L’importance des enjeux maritimes, notamment la protection des zones économiques et des richesses qu’elles recèlent, poussent le Brésil mais aussi les différents pays d’Amérique latine à développer leurs moyens navals. Et l’industrie française y joue sa partie depuis plusieurs décennies pour permettre aux marines de moderniser leurs équipements. « L’Amérique latine constitue une grande zone d’opportunités. Le marché le plus important est celui des sous-marins, pratiquement toutes les marines disposant de bâtiments du Type 209 qu’elles souhaitent moderniser ou remplacer », note un responsable commercial. Ainsi, en 1997, le Chili a commandé les premiers sous-marins du type Scorpène, conçus et commercialisés à l’époque par DCNS et l’Espagnol Navantia, qui ont depuis « divorcé ». Coréalisés à Cherbourg et Carthagène, les O’Higgins et Carrera ont été livrés en 2005 et 2006. DCNS a, par ailleurs, participé à la remise à niveau des deux unités chiliennes du Type 209, se faisant d’ailleurs une spécialité dans la modernisation de ce type de bâtiment de conception allemande.

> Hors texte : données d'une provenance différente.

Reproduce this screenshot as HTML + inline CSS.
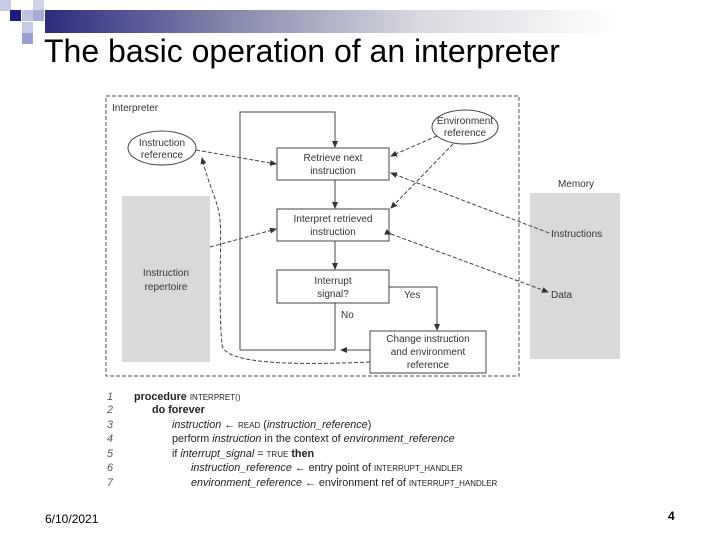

Ainsi, le système de combat français SUBTICS a été retenu pour équiper ces sous-marins, tout comme leurs homologues des marines équatorienne et vénézuélienne. Fort de cette expérience, DCNS pourra proposer des solutions autour du Scorpène et de l’Andrasta (son petit sous-marin conçu pour les opérations littorales), quand il s’agira, dans les 15 prochaines années, de remplacer les unités du Type 209. Dans le domaine des bâtiments de surface, on notera que DCNS a également été retenu par la marine colombienne dans le cadre de la modernisation des quatre frégates de la classe Padia. Aux côtés du champion national du secteur, d’autres industriels français oeuvrent aussi en Amérique du Sud. CMN, on l’a vu, avec ses designs de patrouilleurs, mais aussi le chantier vendéen Ocea qui, avec sa discrétion et son efficacité habituelles, se positionne également.